C K Venkataraman, the current chief executive officer (CEO) of the Titan jewellery business, who is going to take over the reins from Bhat on October 1, describes him as a people person.
“He puts people at the centre of everything, believing in their full potential and looking only at their positive aspects,” he says.
“His (Bhat’s) belief and trust in people coupled with the freedom he gives to managers has created an entrepreneurial culture, leading to significant top talent development,” concurs S Ravi Kant, who heads the watches and accessories business at Titan.
Bhat joined the Tata Watch Project in 1983, which later went on to become Titan Company
that we see today.
Until 1982, the watches market was closed for private players, dominated by state-run HMT which was known ‘timekeeper to the nation’. When the government realised that capacity wasn’t enough and people were waiting for days to get their HMT watch, the market was opened up with certain restrictions. As the Tata Group came under Monopolies and Restrictive Trade Practices Act, it could not enter the market alone. Hence a joint venture was formed with the Tamil Nadu Industrial Development Corporation, and thus Titan Watches started operations in 1987.
What catapulted Titan Watches was its early investment in quartz to manufacture fully automatic watches unlike HMT which was a master in mechanical watches. The legacy of Tata prompted HMT’s top four executives to join Titan, and from there, the company did not have to look back. By 1992, Titan had taken the top slot and was touted as a giant slayer, toppling HMT. However, Bhat says, “It was more of a decline of HMT in the early 1990s rather than the growth of Titan as the former didn’t invest in quartz sufficiently.”
Titan, which was started as a watches-only business with an investment of Rs 100 crore, diversified into jewellery in 1994 and later into eyewear in 2007, under the leadership of Bhat. Today, it stands tall as an over Rs 19,000 crore business and is weaving a new segment of handloom sarees under Taneira.
Since Bhat became the MD on April 1, 2002, the company's shares have risen astronomically by 400 times to hover around Rs 1,130. This is around 40 times higher compared to the rise of the Sensex during this period.
So far as the market cap is concerned, Titan has moved to around Rs 95,000 crore from a meagre Rs 220 crore as reported in 2002. No wonder, with such a rise, Titan emerged as the crown jewel in the Tata stable with its market value coming second after Tata Consultancy Services. Also, Titan is currently trading 60 times its EPS (earnings per share).
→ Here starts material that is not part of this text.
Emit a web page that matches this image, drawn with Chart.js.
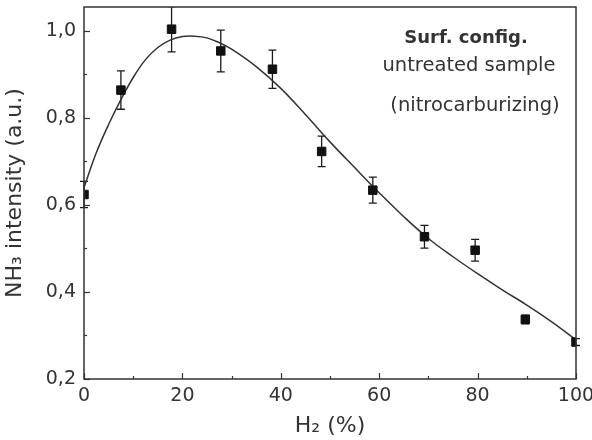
<!DOCTYPE html>
<html>
<head>
<meta charset="utf-8">
<script src="https://cdn.jsdelivr.net/npm/chart.js@4/dist/chart.umd.min.js"></script>
<style>
    html, body {margin: 0; padding: 0; background: #fff;}
    canvas {display: block;}
</style>
</head>
<body>
<canvas id="nh3Chart" width="592" height="440"></canvas>
<script>
const hydrogenPct = [0, 7.5, 17.8, 27.8, 38.3, 48.3, 58.7, 69.2, 79.5, 89.7, 100]
const nh3Intensity = [0.624, 0.864, 1.004, 0.954, 0.912, 0.723, 0.634, 0.527, 0.496, 0.337, 0.285]
const nh3Error = [0.03, 0.044, 0.052, 0.048, 0.044, 0.035, 0.03, 0.026, 0.025, 0.01, 0.008]

const fitX = [0, 2.5, 5, 7.5, 10, 12.5, 15, 17.5, 20, 22.5, 25, 27.5, 30, 35, 40, 45, 50, 55, 60, 65, 70, 75, 80, 85, 90, 95, 100]
const fitY = [0.64, 0.72, 0.785, 0.842, 0.893, 0.934, 0.962, 0.979, 0.987, 0.988, 0.984, 0.973, 0.958, 0.918, 0.868, 0.808, 0.745, 0.686, 0.628, 0.573, 0.523, 0.481, 0.442, 0.405, 0.37, 0.332, 0.29]

const xTicks = [0, 20, 40, 60, 80, 100]
const xMinorTicks = [10, 30, 50, 70, 90]
const yTicks = [0.2, 0.4, 0.6, 0.8, 1.0]
const yMinorTicks = [0.3, 0.5, 0.7, 0.9]

const axisColor = '#333'
const textColor = '#333'

Chart.defaults.font.family = "'DejaVu Sans', sans-serif"

// let tick labels overflow the chart edges like the original instead of shrinking the plot
function fixScaleBox(scale, size) {
    if (scale.isHorizontal()) scale.height = size
    else scale.width = size
    scale.paddingLeft = 0
    scale.paddingRight = 0
    scale.paddingTop = 0
    scale.paddingBottom = 0
}

const frameAndTicks = {
    id: 'frameAndTicks',
    beforeDatasetsDraw(chart) {
        const {ctx, chartArea, scales} = chart
        ctx.save()
        ctx.beginPath()
        ctx.rect(chartArea.left - 10, chartArea.top, chartArea.right - chartArea.left + 20, chartArea.bottom - chartArea.top)
        ctx.clip()
        ctx.strokeStyle = '#1a1a1a'
        ctx.lineWidth = 1.3
        hydrogenPct.forEach((x, i) => {
            const px = scales.x.getPixelForValue(x)
            const top = scales.y.getPixelForValue(nh3Intensity[i] + nh3Error[i])
            const bottom = scales.y.getPixelForValue(nh3Intensity[i] - nh3Error[i])
            ctx.beginPath()
            ctx.moveTo(px, top)
            ctx.lineTo(px, bottom)
            ctx.moveTo(px - 4, top)
            ctx.lineTo(px + 4, top)
            ctx.moveTo(px - 4, bottom)
            ctx.lineTo(px + 4, bottom)
            ctx.stroke()
        })
        ctx.restore()
    },
    afterDraw(chart) {
        const {ctx, chartArea, scales} = chart
        ctx.save()
        ctx.strokeStyle = axisColor
        ctx.lineWidth = 1.5
        ctx.strokeRect(chartArea.left, chartArea.top, chartArea.right - chartArea.left, chartArea.bottom - chartArea.top)

        ctx.lineWidth = 1.2
        const xTick = (v, len) => {
            const px = Math.round(scales.x.getPixelForValue(v)) + 0.5
            ctx.beginPath()
            ctx.moveTo(px, chartArea.bottom)
            ctx.lineTo(px, chartArea.bottom - len)
            ctx.stroke()
        }
        const yTick = (v, len) => {
            const py = Math.round(scales.y.getPixelForValue(v)) + 0.5
            ctx.beginPath()
            ctx.moveTo(chartArea.left, py)
            ctx.lineTo(chartArea.left + len, py)
            ctx.stroke()
        }
        xTicks.forEach(v => xTick(v, 6))
        xMinorTicks.forEach(v => xTick(v, 3))
        yTicks.forEach(v => yTick(v, 6))
        yMinorTicks.forEach(v => yTick(v, 3))

        // annotation text, upper right
        ctx.fillStyle = textColor
        ctx.textAlign = 'center'
        ctx.textBaseline = 'alphabetic'
        ctx.font = "bold 18px 'DejaVu Sans'"
        ctx.fillText('Surf. config.', 466, 43)
        ctx.font = "19.5px 'DejaVu Sans'"
        ctx.fillText('untreated sample', 469, 71)
        ctx.fillText('(nitrocarburizing)', 475, 111)
        ctx.restore()
    },
}

new Chart(document.getElementById('nh3Chart'), {
    type: 'scatter',
    plugins: [frameAndTicks],
    data: {
        datasets: [
            {
                label: 'NH3 intensity',
                data: hydrogenPct.map((x, i) => ({x, y: nh3Intensity[i]})),
                pointStyle: 'rect',
                pointRadius: 6,
                backgroundColor: '#111',
                borderColor: '#111',
                borderWidth: 1,
            },
            {
                label: 'fit',
                data: fitX.map((x, i) => ({x, y: fitY[i]})),
                showLine: true,
                tension: 0.4,
                borderColor: '#333',
                borderWidth: 1.5,
                pointRadius: 0,
            },
        ],
    },
    options: {
        responsive: false,
        animation: false,
        layout: {padding: {top: 5, right: 16, left: 0, bottom: 0}},
        plugins: {
            legend: {display: false},
            tooltip: {enabled: false},
        },
        scales: {
            x: {
                type: 'linear',
                min: 0,
                max: 100,
                afterFit: scale => fixScaleBox(scale, 61),
                afterBuildTicks: scale => { scale.ticks = xTicks.map(value => ({value})) },
                grid: {display: false, drawTicks: false},
                border: {display: false},
                ticks: {color: textColor, font: {size: 19}, padding: 6, maxRotation: 0},
                title: {display: true, text: 'H₂ (%)', color: textColor, font: {size: 22}, padding: {top: 0, bottom: 1}},
            },
            y: {
                min: 0.2,
                max: 1.055,
                afterFit: scale => fixScaleBox(scale, 84),
                afterBuildTicks: scale => { scale.ticks = yTicks.map(value => ({value})) },
                grid: {display: false, drawTicks: false},
                border: {display: false},
                ticks: {
                    color: textColor,
                    font: {size: 19},
                    padding: 8,
                    callback: value => value.toFixed(1).replace('.', ','),
                },
                title: {display: true, text: 'NH₃ intensity (a.u.)', color: textColor, font: {size: 22}, padding: {top: 2, bottom: 0}},
            },
        },
    },
})
</script>
</body>
</html>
With Rs 19,960 crore revenue and a net profit of Rs 1,388 crore in FY19, Titan delivered a compound annual growth rate of 21.5 per cent in the last 18 years. “Of course, we have benefitted from the economic growth of India in the last two decades and I think the India story will still play out (in the future). Look at our population of 1.3 billion people and the aspiring population, which is going to grow,” Bhat says.
Currently, the jewellery vertical contributes around 83 per cent of Titan’s standalone revenues while watches account for 13 per cent and eyewear around 3 per cent. “In watches, the revenue contribution may be less but it gives us a lot of opportunity for cross-selling our other products,” Bhat says, adding that in the jewellery segment, it is practically difficult for any competitor to overtake the Tata Group firm.
The company, in which the big bull of Indian market Rakesh Jhunjhunwala and his wife hold around 7 per cent stake, has now set out an ambitious plan to reach out to 50 million customers by 2022-23, with an aggregate revenue of Rs 53,000 crore.